The eternal question of whether the criminal justice system must favor what's finished -- finality -- over what's right -- curing manifest injustice is central to a recent decision by the Fourth Circuit, Whiteside v. United States, 13-7152 (April 8, 2014),one that provoked the following short concurring opinion by Senior Circuit Judge Andre M. Davis:
The dissenting opinion is hopelessly pleased with itself. This is not surprising, as it prostrates itself at the altar of finality, draped in the sacred shroud of judicial restraint. There is much that could be said about the dissenting opinion’s paean to finality, but one can hardly say it more poignantly or more persuasively than has Judge Rovner. See Hawkins v. United States, 724 F.3d 915, 919-25 (7th Cir. 2013) (Rovner, J., dissenting from the denial of rehearing), en banc reh’g denied, 725 F.3d 680 (7th Cir. 2013) (Rovner, J., joined by Wood, Williams, and Hamilton, JJ., dissenting from denial of rehearing en banc).
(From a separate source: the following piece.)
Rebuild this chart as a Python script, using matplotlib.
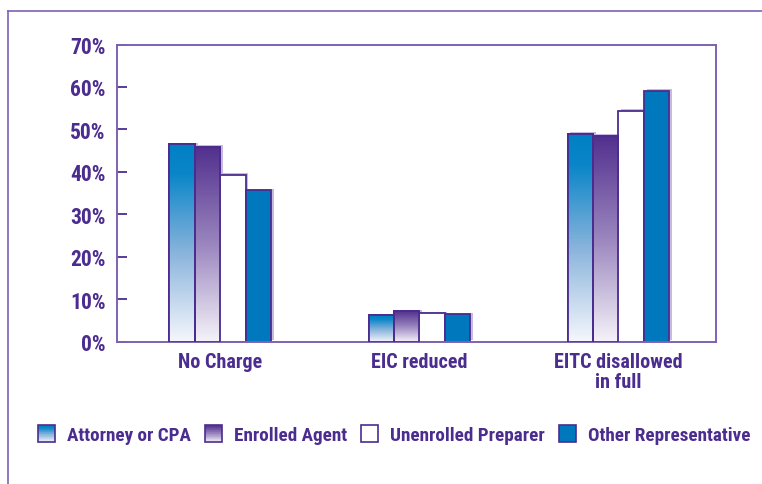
import numpy as np
import matplotlib
matplotlib.use("Agg")
import matplotlib.pyplot as plt
from matplotlib.colors import LinearSegmentedColormap
from matplotlib.patches import Rectangle
from matplotlib.lines import Line2D
from matplotlib.legend_handler import HandlerBase
import matplotlib.patheffects as pe

categories = ["No Charge", "EIC reduced", "EITC disallowed\nin full"]
series = ["Attorney or CPA", "Enrolled Agent", "Unenrolled Preparer", "Other Representative"]
attorney = [46.5, 6.2, 49.0]
enrolled = [45.9, 7.1, 48.5]
unenrolled = [39.3, 6.7, 54.4]
other = [35.6, 6.4, 59.1]
yticks = [0, 10, 20, 30, 40, 50, 60, 70]

PURPLE = "#4b2c8f"
SPINE = "#7d62b3"
SHADOW = "#c7b9e0"
BLUE = "#0078be"

# gradient maps (0 = bottom, 1 = top)
blue_cmap = LinearSegmentedColormap.from_list("b", [(0, "#f5f7fc"), (0.45, "#8ab4dc"), (0.85, "#0a86c8"), (1, "#0080c4")])
purple_cmap = LinearSegmentedColormap.from_list("p", [(0, "#f5f3f9"), (0.5, "#9b86bf"), (1, "#52308e")])

styles = [("grad", blue_cmap), ("grad", purple_cmap), ("flat", "white"), ("flat", BLUE)]

plt.rcParams['font.family'] = ['Roboto Condensed', 'DejaVu Sans']
plt.rcParams['font.stretch'] = 'condensed'
plt.rcParams['font.weight'] = 'bold'

fig = plt.figure(figsize=(7.62, 4.85), dpi=100)
ax = fig.add_axes([117 / 762, 1 - 342.5 / 485, (716 - 117) / 762, (342.5 - 45.5) / 485])

x = np.arange(len(categories))
w = 0.1275
grad = np.linspace(0, 1, 256).reshape(-1, 1)
shadow = [pe.SimplePatchShadow(offset=(2, 1), shadow_rgbFace=SHADOW, alpha=1), pe.Normal()]

for i, vals in enumerate([attorney, enrolled, unenrolled, other]):
    pos = x + (i - 1.5) * w
    kind, c = styles[i]
    face = c if kind == "flat" else "white"
    bars = ax.bar(pos, vals, w, color=face, edgecolor=PURPLE, linewidth=1.3, zorder=2)
    for b in bars:
        b.set_path_effects(shadow)
    if kind == "grad":
        for b in bars:
            bx, by = b.get_x(), b.get_y()
            im = ax.imshow(grad, cmap=c, origin="lower", aspect="auto",
                           extent=[bx, bx + b.get_width(), by, by + b.get_height()], zorder=3)
            im.set_clip_path(b)
        ax.bar(pos, vals, w, color="none", edgecolor=PURPLE, linewidth=1.3, zorder=4)

ax.set_xlim(-0.518, 2.49)
ax.set_ylim(0, 70)
ax.set_yticks(yticks)
ax.set_yticklabels([f"{t}%" for t in yticks], fontsize=15.5, color=PURPLE)
ax.set_xticks(x)
ax.set_xticklabels(categories, fontsize=14.5, color=PURPLE, linespacing=1.05)
ax.tick_params(axis="x", length=0, pad=7.5)
ax.tick_params(axis="y", direction="in", length=7, width=1.3, color=PURPLE, pad=8)
for s in ax.spines.values():
    s.set_color(SPINE)
    s.set_linewidth(1.4)


class GradHandler(HandlerBase):
    def __init__(self, cmap=None, face=None):
        super().__init__()
        self.cmap = cmap
        self.face = face

    def create_artists(self, legend, orig_handle, xd, yd, width, height, fontsize, trans):
        size = 12  # points, about 17 px
        x0 = -xd + (width - size) / 2
        y0 = -yd + (height - size) / 2
        arts = []
        if self.cmap is not None:
            n = 24
            for k in range(n):
                arts.append(Rectangle((x0, y0 + size * k / n), size, size / n + 0.3,
                                      facecolor=self.cmap((k + 0.5) / n), edgecolor="none", transform=trans))
        else:
            arts.append(Rectangle((x0, y0), size, size, facecolor=self.face, edgecolor="none", transform=trans))
        arts.append(Rectangle((x0, y0), size, size, facecolor="none", edgecolor=PURPLE, linewidth=1.2, transform=trans))
        return arts


handles = [Rectangle((0, 0), 1, 1) for _ in series]
handler_map = {handles[0]: GradHandler(cmap=blue_cmap), handles[1]: GradHandler(cmap=purple_cmap),
               handles[2]: GradHandler(face="white"), handles[3]: GradHandler(face=BLUE)}
leg = fig.legend(handles, series, handler_map=handler_map, loc="center", bbox_to_anchor=(0.517, 0.100),
                 ncol=4, frameon=False, fontsize=13.8, handlelength=0.9, handletextpad=0.6,
                 columnspacing=0.75, borderpad=0, borderaxespad=0)
for t in leg.get_texts():
    t.set_color(PURPLE)

# outer frame (left and top only)
fig.add_artist(Line2D([8 / 762, 8 / 762], [0, 1 - 12 / 485], color=SPINE, linewidth=1.2))
fig.add_artist(Line2D([8 / 762, 1], [1 - 12 / 485, 1 - 12 / 485], color=SPINE, linewidth=1.2))

fig.savefig("out.png", dpi=100)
In any event, what’s remarkable is that, as viewed through the lens of our good friend’s dissenting opinion, it is perfectly fine for the United States Department of Justice, which is to say the Executive Branch, to bypass supposed reverence for finality on a case-by-case basis, through waivers of limitations and other devices, see ante, Maj. op., n.6, but the Third Branch is duty-bound never to acknowledge instances in which law’s interest in finality must give way to competing values rooted in our shared abhorrence of manifest injustice. To devolve to the Executive Branch sole authority to identify a cognizable miscarriage of justice amounts to judicial abdication, not judicial restraint. Such an approach enjoys no legitimate place in our scheme of institutional checks and balances. The Third Branch’s transcendent role, in our enviable but imperfect system of criminal justice, is to afford protection from the loss of individual liberty resulting from profoundly erroneous decision-making, and not least of all, erroneous decision-making by the Third Branch itself, as in this very case.
The dissenting opinion favors what’s “finished” over what’s “right” and thereby blinks at a profound miscarriage of justice. It is wrong to do so.
The federal courts and Congress have increasingly lionized efficiency and finality over the course of the last 25 years plus, which covers my career so far. Is it better that a case be done and over even if we all know its wrong? Is faith and public confidence in our courts enhanced or reduced where their emphasis is to get a case over more than to get it right? Does an emphasis on getting a case over favor corporations and government over individuals?
These fundamental questions get a full and spirited discussion in this case. The majority opinion was written by Circuit Judge Roger Gregory and the dissenting opinion by Circuit Judge Harvie Wilkinson, both of whom are distinguished judges but with differing opinions as to how these questions should get resolved.
Professor Doug Berman discusses the Whiteside decision and its remarkable opinions on his blog, Sentencing Law and Policy, Fourth Circuit Deepens (Via Dramatic Split Opinion) Circuit Split Over Fixing Sentencing Problems Via 2255 Motions.